Cherry Kiss Cookies

In my family, these are typically made around Christmas, but I just KNOW they would be good year-round. Something about the little chunks of chewy cherry along with the buttery cookie base and chocolate is a killer combo. I think they are best about 10 minutes after the kiss is placed on top so it’s all gooey and melty and delicious. Enjoy with a tall glass of milk.

Ingredients:

  • 1 cup unsalted butter, softened

  • 1 cup powdered sugar

  • 2 tsp Maraschino cherry liquid

  • 1/4 tsp almond extract

  • 1/8 tsp salt

  • 2 1/4 cups all purpose flour

  • 1/2 cup chopped Maraschino cherries

  • Granulated sugar

  • 1 bag Hershey kisses, unwrapped

How to make:

  1. Preheat oven to 325 degrees.

  2. Mix butter, powdered sugar, cherry liquid, and almond extract in a large bowl.

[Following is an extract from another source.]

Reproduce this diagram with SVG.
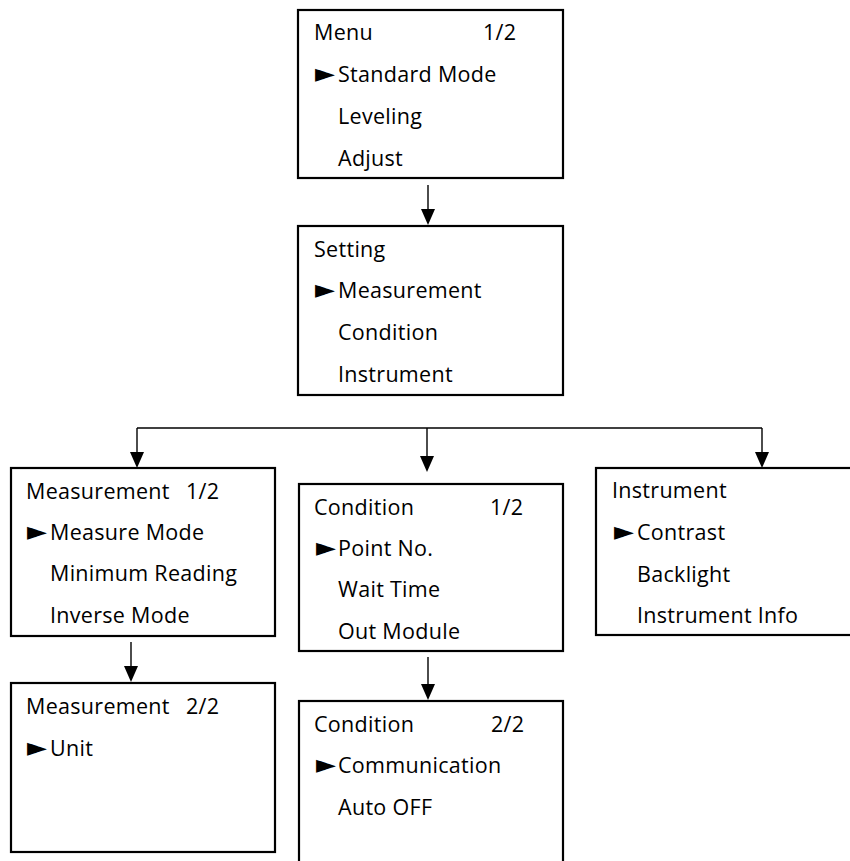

Add salt, flour, and chopped cherries. Make sure not to over-mix (I like to fold the cherries in).

  3. Roll dough into 1 inch balls and flatten to 1/2 inch with the bottom of a glass dipped in granulated sugar.

  4. Bake cookies for approximately 12 minutes or until slightly brown on edges.

  5. Press kiss into cookie upon removing from oven.